The book also features a list of more than 50 artists who use photography, even if combined with other media like painting, video and installation or as a means of making their performances known, for example. We cannot call them photographers but it is important to include them for reference. The Dictionary of Spanish Photographers traces the history of Spanish photography as a whole from its beginnings to the present. It includes a long list of nineteenth-century photographers. For this century it features a number of foreign photographers – especially English and French – who travelled around Spain and photographed it on account of their importance in promoting the country, as some of their works were the first to become known and are among the most noteworthy photographs of nineteenth-century Spain; some of these photographers even lived in the country and established their studios there. As for the twentieth century, the long list of photographers featured reflects the various periods in Spanish photography: late pictorialism, the Spanish Civil War, the renewal of the fifties and sixties, the rise of documentalism, photo essays and fiction photography in the seventies and eighties and the new documentalism of the recent decades. The book also includes a few young photographers who look set to become important names in the future.

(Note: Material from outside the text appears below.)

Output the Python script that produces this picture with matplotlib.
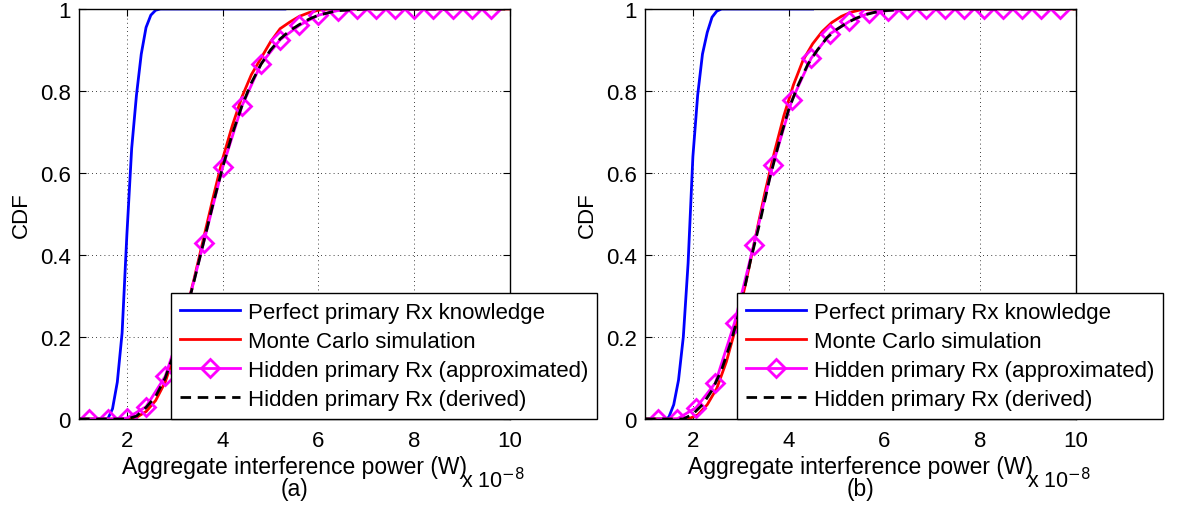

A group of historians, curators, researchers and photographers from all over Spain and hailing from the world of archive and library management, universities and various fields of photography have brought their opinions and lists of names to this project. When it came to making the final selection of photographers, the dictionary thus benefited from the invaluable contributions of a whole host of professionals such as Antonio Ansón, David Balsells, Alejandro Castellote, Chema Conesa, Enrique Corrales, Ramón Esparza, Horacio Fernández, Pepe Font de Mora, José Gómez Isla, Juan Naranjo, Jorge Ribalta, Bernardo Riego, Paco Salinas, Manuel Sendón, Jordi Serchs, Laura Terré and Valentín Vallhonrat. The aim was to avoid excessive centralism and include photographers who might otherwise have been overlooked.
The dictionary features a biography of each photographer written by university lecturers specialised in different subjects and a selection of his or her works. Professionals from various universities and researchers specialised in studying photography were entrusted with writing the biographies, the great majority of which have been approved by the photographers themselves, their heirs or the people in charge of their archives.